Please write out the lines of the data exactly, beginning with the first and ending with the line containing "import plotly.graph_objects as go"; leave the pictures behind.

▶ Input data:
════════
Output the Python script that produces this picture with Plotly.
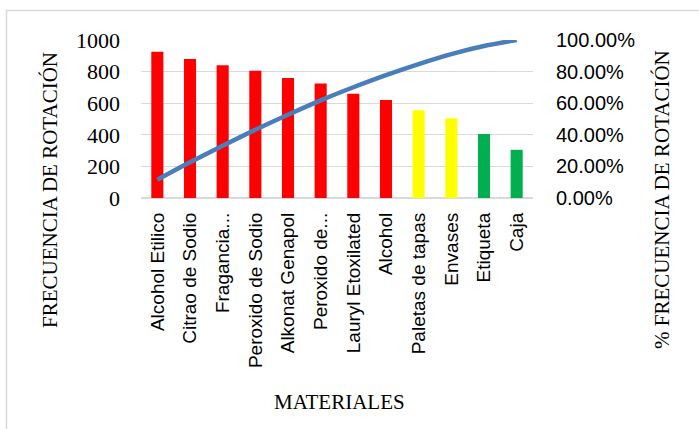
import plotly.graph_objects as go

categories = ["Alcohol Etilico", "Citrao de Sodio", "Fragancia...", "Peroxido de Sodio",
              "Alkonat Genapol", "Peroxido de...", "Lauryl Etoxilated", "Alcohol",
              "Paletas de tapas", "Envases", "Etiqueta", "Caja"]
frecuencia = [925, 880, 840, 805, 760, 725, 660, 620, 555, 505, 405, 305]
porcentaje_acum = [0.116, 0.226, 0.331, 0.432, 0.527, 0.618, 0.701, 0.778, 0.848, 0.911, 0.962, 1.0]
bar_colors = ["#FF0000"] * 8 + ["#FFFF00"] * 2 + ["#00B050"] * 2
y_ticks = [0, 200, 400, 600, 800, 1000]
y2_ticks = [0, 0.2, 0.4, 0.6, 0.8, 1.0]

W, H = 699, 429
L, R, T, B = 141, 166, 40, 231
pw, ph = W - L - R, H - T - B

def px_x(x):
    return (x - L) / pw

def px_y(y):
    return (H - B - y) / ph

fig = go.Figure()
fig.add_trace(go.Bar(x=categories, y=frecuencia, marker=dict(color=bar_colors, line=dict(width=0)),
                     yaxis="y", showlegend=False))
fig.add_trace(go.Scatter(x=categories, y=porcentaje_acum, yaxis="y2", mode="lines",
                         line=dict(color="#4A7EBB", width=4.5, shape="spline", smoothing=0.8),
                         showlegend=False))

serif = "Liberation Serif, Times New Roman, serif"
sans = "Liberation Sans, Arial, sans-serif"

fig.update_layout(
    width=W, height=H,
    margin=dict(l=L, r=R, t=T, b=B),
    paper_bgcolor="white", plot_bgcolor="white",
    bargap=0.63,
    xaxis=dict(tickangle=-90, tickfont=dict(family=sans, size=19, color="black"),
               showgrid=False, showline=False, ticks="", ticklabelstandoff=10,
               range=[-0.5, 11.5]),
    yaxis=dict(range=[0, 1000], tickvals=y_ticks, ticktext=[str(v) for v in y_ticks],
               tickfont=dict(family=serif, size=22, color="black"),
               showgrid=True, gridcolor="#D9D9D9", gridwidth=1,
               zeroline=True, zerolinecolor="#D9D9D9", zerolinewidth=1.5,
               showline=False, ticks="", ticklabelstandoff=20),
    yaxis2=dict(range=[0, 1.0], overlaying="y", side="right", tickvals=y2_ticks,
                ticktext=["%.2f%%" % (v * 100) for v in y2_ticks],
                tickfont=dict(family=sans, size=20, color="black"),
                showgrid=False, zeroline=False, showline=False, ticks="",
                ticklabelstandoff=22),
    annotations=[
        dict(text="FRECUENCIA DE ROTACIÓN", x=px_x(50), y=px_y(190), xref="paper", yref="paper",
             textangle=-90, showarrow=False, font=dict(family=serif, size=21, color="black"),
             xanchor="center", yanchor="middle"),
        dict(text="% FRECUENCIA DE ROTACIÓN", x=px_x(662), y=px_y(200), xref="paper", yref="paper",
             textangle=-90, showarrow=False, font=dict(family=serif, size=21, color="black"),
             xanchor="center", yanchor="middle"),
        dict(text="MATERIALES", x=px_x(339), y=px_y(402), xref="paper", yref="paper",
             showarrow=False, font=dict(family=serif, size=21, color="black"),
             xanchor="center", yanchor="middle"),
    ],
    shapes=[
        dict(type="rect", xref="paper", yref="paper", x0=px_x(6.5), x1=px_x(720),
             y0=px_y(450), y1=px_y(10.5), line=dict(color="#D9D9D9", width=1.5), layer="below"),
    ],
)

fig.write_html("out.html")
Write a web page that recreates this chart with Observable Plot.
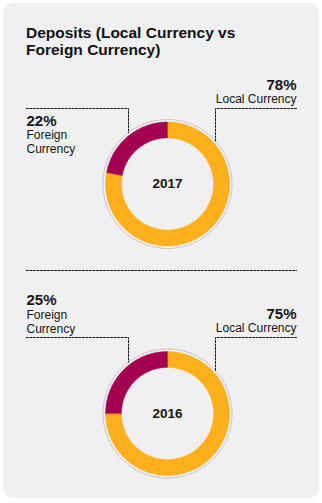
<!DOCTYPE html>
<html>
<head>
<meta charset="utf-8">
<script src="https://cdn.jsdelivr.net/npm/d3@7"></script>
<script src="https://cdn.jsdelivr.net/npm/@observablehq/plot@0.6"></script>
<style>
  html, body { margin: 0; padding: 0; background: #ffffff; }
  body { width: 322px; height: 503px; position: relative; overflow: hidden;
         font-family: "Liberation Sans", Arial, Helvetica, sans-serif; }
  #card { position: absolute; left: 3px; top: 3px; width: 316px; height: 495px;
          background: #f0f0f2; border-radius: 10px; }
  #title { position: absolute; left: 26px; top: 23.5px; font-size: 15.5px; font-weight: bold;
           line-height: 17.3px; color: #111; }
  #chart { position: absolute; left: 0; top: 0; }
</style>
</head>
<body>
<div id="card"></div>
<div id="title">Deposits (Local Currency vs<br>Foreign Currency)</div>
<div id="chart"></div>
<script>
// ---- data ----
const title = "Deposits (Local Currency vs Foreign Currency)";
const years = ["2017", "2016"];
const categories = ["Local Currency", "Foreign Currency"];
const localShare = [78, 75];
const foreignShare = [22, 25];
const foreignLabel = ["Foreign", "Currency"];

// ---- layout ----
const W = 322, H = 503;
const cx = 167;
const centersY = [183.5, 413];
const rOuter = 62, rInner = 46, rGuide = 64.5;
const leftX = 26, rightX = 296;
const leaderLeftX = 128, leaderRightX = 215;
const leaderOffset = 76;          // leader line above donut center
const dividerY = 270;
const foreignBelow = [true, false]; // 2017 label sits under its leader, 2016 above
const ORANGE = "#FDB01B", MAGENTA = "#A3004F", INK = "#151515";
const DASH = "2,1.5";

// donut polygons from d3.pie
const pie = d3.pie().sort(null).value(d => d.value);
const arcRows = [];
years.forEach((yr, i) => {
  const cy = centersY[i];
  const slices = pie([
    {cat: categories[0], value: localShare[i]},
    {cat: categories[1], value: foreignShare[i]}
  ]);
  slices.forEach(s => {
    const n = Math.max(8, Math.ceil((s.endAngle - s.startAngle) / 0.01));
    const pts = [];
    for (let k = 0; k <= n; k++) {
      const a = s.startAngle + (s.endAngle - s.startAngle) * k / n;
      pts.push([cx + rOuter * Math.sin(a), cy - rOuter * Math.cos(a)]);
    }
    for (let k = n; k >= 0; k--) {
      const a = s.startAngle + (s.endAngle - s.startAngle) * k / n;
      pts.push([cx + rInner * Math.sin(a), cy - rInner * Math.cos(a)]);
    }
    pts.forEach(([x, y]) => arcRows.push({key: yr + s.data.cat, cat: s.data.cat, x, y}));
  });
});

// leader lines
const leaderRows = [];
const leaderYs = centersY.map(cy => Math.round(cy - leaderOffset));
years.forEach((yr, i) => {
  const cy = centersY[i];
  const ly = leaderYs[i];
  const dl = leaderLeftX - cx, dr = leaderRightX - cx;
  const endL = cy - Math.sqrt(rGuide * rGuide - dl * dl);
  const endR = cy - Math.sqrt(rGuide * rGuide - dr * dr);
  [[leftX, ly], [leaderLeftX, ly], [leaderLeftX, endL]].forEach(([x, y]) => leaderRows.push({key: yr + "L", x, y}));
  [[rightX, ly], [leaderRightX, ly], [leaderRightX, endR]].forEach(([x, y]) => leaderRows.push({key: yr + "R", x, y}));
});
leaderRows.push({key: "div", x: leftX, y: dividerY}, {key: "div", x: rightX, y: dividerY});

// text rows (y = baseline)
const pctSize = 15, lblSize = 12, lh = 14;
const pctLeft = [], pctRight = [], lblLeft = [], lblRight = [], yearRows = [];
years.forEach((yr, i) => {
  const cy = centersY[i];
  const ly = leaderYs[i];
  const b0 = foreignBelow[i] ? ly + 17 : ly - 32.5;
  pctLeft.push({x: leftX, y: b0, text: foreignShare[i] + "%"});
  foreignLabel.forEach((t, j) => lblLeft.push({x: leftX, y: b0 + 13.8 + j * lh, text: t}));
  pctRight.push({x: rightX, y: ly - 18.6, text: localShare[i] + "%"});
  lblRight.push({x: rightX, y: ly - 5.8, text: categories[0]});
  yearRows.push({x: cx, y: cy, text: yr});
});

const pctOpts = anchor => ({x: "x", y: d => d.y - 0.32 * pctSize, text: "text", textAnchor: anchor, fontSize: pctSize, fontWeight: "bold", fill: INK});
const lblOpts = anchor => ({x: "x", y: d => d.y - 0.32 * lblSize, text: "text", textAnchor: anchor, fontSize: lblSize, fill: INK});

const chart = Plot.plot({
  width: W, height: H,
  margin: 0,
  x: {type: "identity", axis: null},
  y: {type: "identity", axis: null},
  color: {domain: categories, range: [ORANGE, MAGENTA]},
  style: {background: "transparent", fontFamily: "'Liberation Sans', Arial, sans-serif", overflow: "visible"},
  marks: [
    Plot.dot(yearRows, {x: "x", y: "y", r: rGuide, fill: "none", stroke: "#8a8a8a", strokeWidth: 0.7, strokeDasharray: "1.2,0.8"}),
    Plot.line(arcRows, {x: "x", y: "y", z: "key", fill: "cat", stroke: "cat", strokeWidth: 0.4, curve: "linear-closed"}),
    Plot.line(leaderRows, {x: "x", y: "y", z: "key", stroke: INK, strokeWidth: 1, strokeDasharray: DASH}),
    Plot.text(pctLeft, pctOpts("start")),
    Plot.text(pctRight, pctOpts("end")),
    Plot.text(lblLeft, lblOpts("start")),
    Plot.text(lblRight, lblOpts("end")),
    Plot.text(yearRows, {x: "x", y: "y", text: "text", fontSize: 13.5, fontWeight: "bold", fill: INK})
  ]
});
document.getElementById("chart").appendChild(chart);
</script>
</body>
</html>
════════
▶ Answer to the problem:
Output the Python script that produces this picture with Plotly.
import plotly.graph_objects as go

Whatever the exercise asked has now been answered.